Everyone’s Talking About Blake Lively, But Did You Catch Parker Posey’s Facial Expressions?

Everyone’s talking about Blake Lively’s latest interview. But let’s pause the predictable think pieces and give some attention to the other woman at the table: Parker Posey, the reigning queen of deadpan delivery and weaponized smirks.

If you watched closely, her face said everything she didn’t—eye rolls, thin-lipped smiles, slow blinks that might as well have come with subtitles like “I can’t believe I signed up for this.”

But here’s the thing: it wasn’t cute. It wasn’t charming. It didn’t feel like biting wit—it felt like mean girl burnout in real time.

Let’s break it down.

1. The Eye Rolls Deserved Their Own Credit Line

We’re not talking subtle micro-reactions here. These were big, slow, exaggerated eye rolls—the kind you use when someone says they’re “not like other girls” on a first date. It wasn’t just disapproval. It was public disdain. Which begs the question: was she trying to make a point, or just ruin the vibe?

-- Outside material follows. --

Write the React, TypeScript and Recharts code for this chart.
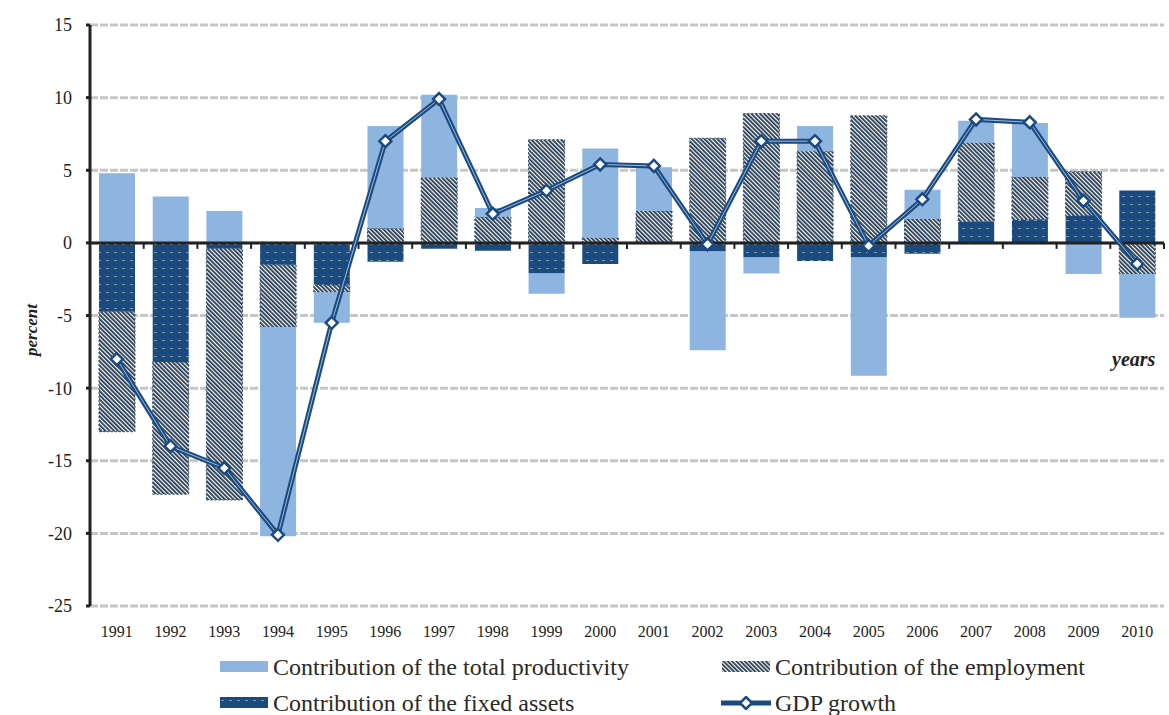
import { ComposedChart, Bar, Line, XAxis, YAxis, CartesianGrid, ReferenceLine } from 'recharts';

const years = ['1991', '1992', '1993', '1994', '1995', '1996', '1997', '1998', '1999', '2000',
  '2001', '2002', '2003', '2004', '2005', '2006', '2007', '2008', '2009', '2010'];
const tfp = [4.8, 3.2, 2.2, -14.4, -2.1, 7.05, 5.7, 0.6, -1.4, 6.15, 3.0, -6.8, -1.1, 1.75, -8.15, 2.0, 1.5, 3.7, -2.15, -3.0];
const employment = [-8.25, -9.1, -17.3, -4.3, -0.5, 1.0, 4.5, 1.8, 7.1, 0.35, 2.2, 7.2, 8.9, 6.3, 8.75, 1.65, 5.45, 2.95, 3.05, -2.15];
const fixedAssets = [-4.75, -8.2, -0.4, -1.5, -2.9, -1.3, -0.4, -0.55, -2.1, -1.45, 0, -0.6, -1.0, -1.25, -1.0, -0.75, 1.45, 1.6, 1.85, 3.6];
const gdp = [-8.0, -14.0, -15.5, -20.1, -5.5, 7.0, 9.9, 2.0, 3.6, 5.4, 5.3, -0.1, 7.0, 7.0, -0.2, 3.0, 8.5, 8.3, 2.9, -1.45];
const yTicks = [-25, -20, -15, -10, -5, 0, 5, 10, 15];

const data = years.map((year, i) => ({
  year,
  tfp: tfp[i],
  employment: employment[i],
  fixed: fixedAssets[i],
  gdp: gdp[i],
}));

const FONT = '"Liberation Serif", "Times New Roman", serif';
const LIGHT = '#8EB4E0';
const DARK = '#1B4B7E';
const TEXT = '#222';

function Diamond(props: any) {
  const { cx, cy } = props;
  if (cx == null || cy == null) return null;
  const r = 6;
  return (
    <path
      d={`M${cx},${cy - r} L${cx + r},${cy} L${cx},${cy + r} L${cx - r},${cy} Z`}
      fill="#fff"
      stroke={DARK}
      strokeWidth={2.5}
    />
  );
}

// zero line doubles as the category axis, with ticks between the years
function ZeroAxis(props: any) {
  const { x1, x2, y1 } = props;
  const step = (x2 - x1) / years.length;
  return (
    <g>
      <line x1={x1} x2={x2} y1={y1} y2={y1} stroke={TEXT} strokeWidth={3} />
      {years.map((_, i) => (
        <line key={i} x1={x1 + (i + 1) * step} x2={x1 + (i + 1) * step} y1={y1} y2={y1 + 6} stroke={TEXT} strokeWidth={2} />
      ))}
    </g>
  );
}

function LegendItem({ icon, label }: { icon: 'tfp' | 'emp' | 'fixed' | 'gdp'; label: string }) {
  return (
    <div style={{ display: 'flex', alignItems: 'center', height: 36 }}>
      <svg width={50} height={14} style={{ marginRight: 4 }}>
        {icon === 'tfp' && <rect x={1} y={1} width={48} height={11} fill={LIGHT} />}
        {icon === 'emp' && <rect x={1} y={1} width={48} height={11} fill="url(#empPattern)" />}
        {icon === 'fixed' && <rect x={1} y={1} width={48} height={11} fill="url(#fixedPattern)" />}
        {icon === 'gdp' && (
          <g>
            <line x1={0} x2={50} y1={7} y2={7} stroke={DARK} strokeWidth={5} />
            <Diamond cx={25} cy={7} />
          </g>
        )}
      </svg>
      <span>{label}</span>
    </div>
  );
}

export default function App() {
  return (
    <div style={{ position: 'absolute', left: 0, top: 0, width: 1169, height: 715, background: '#fff', fontFamily: FONT, overflow: 'hidden' }}>
      <ComposedChart
        width={1169}
        height={650}
        data={data}
        stackOffset="sign"
        barSize={36}
        margin={{ top: 25, right: 5, bottom: 0, left: 0 }}
      >
        <defs>
          <pattern id="empPattern" patternUnits="userSpaceOnUse" width={3} height={3} patternTransform="rotate(-45)">
            <rect width={3} height={3} fill="#fff" />
            <rect width={1.8} height={3} fill="#22384F" />
          </pattern>
          <pattern id="fixedPattern" patternUnits="userSpaceOnUse" width={8} height={8}>
            <rect width={8} height={8} fill={DARK} />
            <rect x={2} y={4} width={3} height={1} fill="#fff" fillOpacity={0.45} />
          </pattern>
        </defs>
        <CartesianGrid vertical={false} stroke="#C6C6C6" strokeWidth={3} strokeDasharray="8 2" />
        <XAxis
          dataKey="year"
          axisLine={false}
          tickLine={false}
          tickMargin={14}
          height={44}
          interval={0}
          tick={{ fontSize: 16, fill: TEXT, fontFamily: FONT }}
        />
        <YAxis
          width={90}
          domain={[-25, 15]}
          ticks={yTicks}
          interval={0}
          axisLine={{ stroke: TEXT, strokeWidth: 3 }}
          tickLine={{ stroke: TEXT, strokeWidth: 3 }}
          tickSize={4}
          tickMargin={14}
          tick={{ fontSize: 18, fill: TEXT, fontFamily: FONT }}
        />
        <Bar dataKey="fixed" stackId="a" fill="url(#fixedPattern)" isAnimationActive={false} />
        <Bar dataKey="employment" stackId="a" fill="url(#empPattern)" stroke="#2B4A6F" strokeWidth={1} strokeDasharray="2 2" isAnimationActive={false} />
        <Bar dataKey="tfp" stackId="a" fill={LIGHT} isAnimationActive={false} />
        <ReferenceLine y={0} shape={ZeroAxis} />
        <Line dataKey="gdp" stroke={DARK} strokeWidth={5} dot={false} isAnimationActive={false} />
        <Line dataKey="gdp" stroke="#9DBBE0" strokeWidth={1} dot={false} isAnimationActive={false} />
        <Line dataKey="gdp" stroke="none" dot={<Diamond />} activeDot={false} isAnimationActive={false} />
      </ComposedChart>

      <div style={{ position: 'absolute', left: 6, top: 330, transform: 'translate(0, -50%) rotate(-90deg)', transformOrigin: 'center', fontSize: 17, fontStyle: 'italic', fontWeight: 'bold', color: TEXT }}>
        percent
      </div>
      <div style={{ position: 'absolute', left: 1112, top: 348, fontSize: 20, fontStyle: 'italic', fontWeight: 'bold', color: TEXT }}>
        years
      </div>

      <div style={{ position: 'absolute', left: 219, top: 649, fontSize: 24, color: '#2a2a2a', lineHeight: '36px' }}>
        <LegendItem icon="tfp" label="Contribution of the total productivity" />
        <LegendItem icon="fixed" label="Contribution of the fixed assets" />
      </div>
      <div style={{ position: 'absolute', left: 721, top: 649, fontSize: 24, color: '#2a2a2a', lineHeight: '36px' }}>
        <LegendItem icon="emp" label="Contribution of the employment" />
        <LegendItem icon="gdp" label="GDP growth" />
      </div>
    </div>
  );
}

2. Every Smirk Was Laced with Contempt

There’s a difference between being quietly amused and quietly mocking everyone in the room. Posey leaned hard into the latter. Each smirk felt like a judgment—on the interviewer, on the questions, maybe even on Blake herself. And sure, we love a woman with a spine. But this? This felt like she came armed for a fight no one else was invited to.

3. The Disdain Was Loud—and Calculated

When the interviewer tossed out a question that clearly rubbed her the wrong way, Posey didn’t flinch. She glared. Her look lingered like she was waiting for someone to apologize for the very idea of the question. It wasn’t power—it was petty.

4. And Then... the Walkout Moment

The big finale? The moment the interviewer left the room and Posey gave a look that could curdle oat milk. It was smug. It was satisfied. It was… honestly, kind of gross. That kind of “mission accomplished” energy works in politics, not press junkets.

5. Why It Didn’t Land—And Why It Matters

In a culture obsessed with clapbacks and “serving face,” Posey’s expression-loaded performance was supposed to read as cool. Unbothered. Elite.
It didn’t. It read as exhausted, above-it-all, and mean for sport.

And if you’re going to take up space like that—on screen, in an interview, in front of another woman—you better have something more powerful to say than “I’m over this.” Otherwise, it’s just performative cruelty.

6. The Cost of Being the Coolest One in the Room

There’s something tragic about watching a woman who once radiated chaotic brilliance reduce herself to icy detachment. Posey didn’t need to compete for attention—her legacy speaks for itself. But in trying to stay relevant through disdain, she reminded us that bitterness isn’t charisma. It’s just tired.

Final Thought: Maybe We’ve Had Enough of Weaponized Ambiguity

We’ve made a sport out of decoding passive aggression.
We meme facial expressions.
We glorify resting bitch face like it’s a career move.

But what if it’s just… lazy?

Because real power? It’s in eye contact. In curiosity. In refusing to let a tired format reduce you to a reaction shot.

This wasn’t a scandal. It wasn’t even interesting. It was just another reminder that sometimes the meanest woman in the room isn’t brave. She’s just bored.